An AI Product Manager can be someone with extensive Data scientist experience or someone with extensive business experience. The demands of proportion for Technical and business expertise vary across organizations.

Its Solely The Job Of AI Product Managers To Build Out Roadmaps

Regular Product Management enjoys the privilege and the burden of knowing what their customers need and exactly what to build to ascertain customer happiness. More often than not these features do not battle the war of technical feasibility. Not very often are situations encountered where entire features are impossible to build, but they are more likely to lie in the “Not this way, the other way” spectrum. In such cases, Product Managers can to a large extent own the “WHATs”

An AI product manager needs to strike a very delicate and exactly right balance between he customers and the AI teams. Not everything that the customer wants can be built, and not everything that the AI developers think is brilliant is right for the customers.

The right balance usually includes maintaining full transparency with the technical teams about the user problems that exist and needs to be focused on, and having the roadmap always informed with the combination of user knowledge, AI research advances and sometimes the whims and fancies of the paying business executives.

AI Products Are Perfect

As with the job of a Product Manager, the job of an AI product Manager also includes setting correct customer expectations.

More often than not customers do not know what they need (they might know what they want), and they definitely do not know what is remotely possible in the realm of AI. Clients do have this bad habit of quoting accuracy in their business deals and acceptance of products.

But the very fact that there was a need for AI to solve a problem or a set of problems is because of the failure of regular non-AI based methodologies to achieve the goal. It usually falls upon the AI product managers to transparently communicate the accuracy and the performance metrics to the customers. Solving a big problem partially is always better than no solution at all.

If millions of people are reaching out to you everyday, having an army of customer service agents is neither profitable nor judicious use of resources. The variations in conversations, styles and different levels of familiarity with language and your organization makes it practically impossible for a rule based engine to man the calls. Organizations have a choice of having their users go through a UI guided resolution or an intuitive human -like conversation to solve user problems.

If an organization favors the movement towards more intuitive interactions, using Natural Language processing is the best practical solution. But NLP is nowhere near perfection. Not yet. But it does the job you intended it to do in the first place — make people feel like they are talking to a person, and solve their problems effectively.

Every Problem Should Be Solved With AI

“To a man with a hammer, everything is a nail”
And
“To an AI Product Manager, every problem could seem solvable by AI and AI alone.”
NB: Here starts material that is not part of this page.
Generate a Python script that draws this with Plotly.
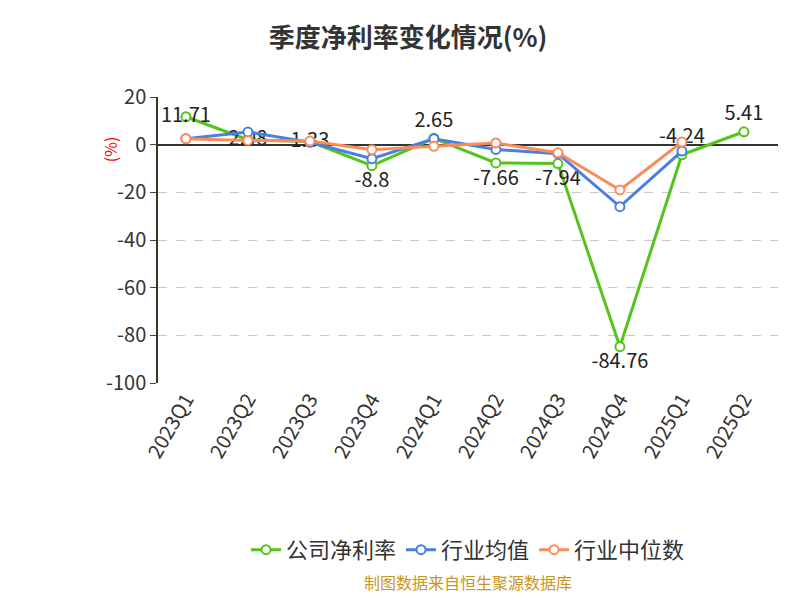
import plotly.graph_objects as go

quarters = ["2023Q1","2023Q2","2023Q3","2023Q4","2024Q1","2024Q2","2024Q3","2024Q4","2025Q1","2025Q2"]
company = [11.71, 2.08, 1.33, -8.8, 2.65, -7.66, -7.94, -84.76, -4.24, 5.41]
industry_avg = [2.5, 5.3, 1.0, -5.9, 2.5, -2.0, -3.8, -26.0, -2.7, None]
industry_med = [2.5, 1.8, 1.5, -2.1, -0.7, 0.7, -3.4, -19.0, 1.1, None]
labels = ["11.71","2.08","1.33","-8.8","2.65","-7.66","-7.94","-84.76","-4.24","5.41"]
ytickvals = [20, 0, -20, -40, -60, -80, -100]
yticktext = ["20", "0", "-20", "-40", "-60", "-80", "-100"]

fig = go.Figure()
mk = dict(size=9, color="white")
fig.add_trace(go.Scatter(x=quarters, y=company, name="公司净利率", mode="lines+markers+text",
    text=labels, textfont=dict(size=20, color="#222"),
    textposition=["middle center","middle center","middle center","bottom center","top center",
                  "bottom center","bottom center","bottom center","top center","top center"],
    line=dict(color="#52c41a", width=3), marker=dict(mk, line=dict(color="#52c41a", width=2))))
fig.add_trace(go.Scatter(x=quarters, y=industry_avg, name="行业均值", mode="lines+markers",
    line=dict(color="#4a7fe0", width=3), marker=dict(mk, line=dict(color="#4a7fe0", width=2))))
fig.add_trace(go.Scatter(x=quarters, y=industry_med, name="行业中位数", mode="lines+markers",
    line=dict(color="#fa8c5a", width=3), marker=dict(mk, line=dict(color="#fa8c5a", width=2))))

fig.update_layout(
    width=800, height=600, plot_bgcolor="white", paper_bgcolor="white",
    font=dict(family="Noto Sans CJK SC, Noto Sans", size=20, color="#333"),
    title=dict(text="<b>季度净利率变化情况(%)</b>", x=0.5, y=0.965, xanchor="center",
               font=dict(size=26, color="#333", family="Noto Sans CJK SC")),
    margin=dict(l=150, r=30, t=89, b=225, autoexpand=False),
    legend=dict(orientation="h", x=0.5, xanchor="center", y=-0.51, yanchor="top",
                font=dict(size=22, color="#333")),
    showlegend=True,
    annotations=[
        dict(text="(%)", x=-0.1, y=0.87, xref="paper", yref="paper", textangle=-90,
             showarrow=False, font=dict(size=16, color="red")),
        dict(text="制图数据来自恒生聚源数据库", x=0.5, y=-0.745, xref="paper", yref="paper",
             showarrow=False, font=dict(size=16, color="#c8961e")),
    ],
)
fig.update_xaxes(type="category", range=[-0.45, 9.55], showgrid=False, tickangle=-60,
                 tickfont=dict(size=20, color="#333"), showline=False, ticks="", automargin=False)
fig.update_yaxes(range=[-100, 20], tickvals=ytickvals, ticktext=yticktext, showgrid=True,
                 gridcolor="#c8c8c8", griddash="dash", automargin=False,
                 showline=True, linecolor="#333", linewidth=1.5, ticks="outside", ticklen=6,
                 zeroline=True, zerolinecolor="#333", zerolinewidth=1.5,
                 tickfont=dict(size=20, color="#333"))
fig.write_html("out.html")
AI product Managers are still Product Managers who have many weapons in their arsenals.

Problems are never AI-based, AI could be the solution to a Problem

The usual framework of Discovery-Design-Delivery-Deduction works just fine if not perfect for even AI products. In fact, if an AI Product Manager needs to learn something it is when not to deploy their powerful weapon to solve the problem.

In Summary

AI Product Manager skills and competencies lie across a wide Spectrum. The required skill could be sometimes expert knowledge of workings of AI Algorithms and others understanding and solving customer problems.

AI Product Managers should not have the sole ownership over an AI product. The roadmap is better built in collaboration with and informed by the Research and Engineering teams keeping the customer’s welfare in mind.

AI is usually used to solve problems which cannot be solved otherwise. Do not expect AI products to yield perfect solutions and solving a problem partially is much better than having no solution at all.

The strongest and the most powerful weapon in a Product Manager’s arsenal is knowing when to use AI, and more importantly when not to.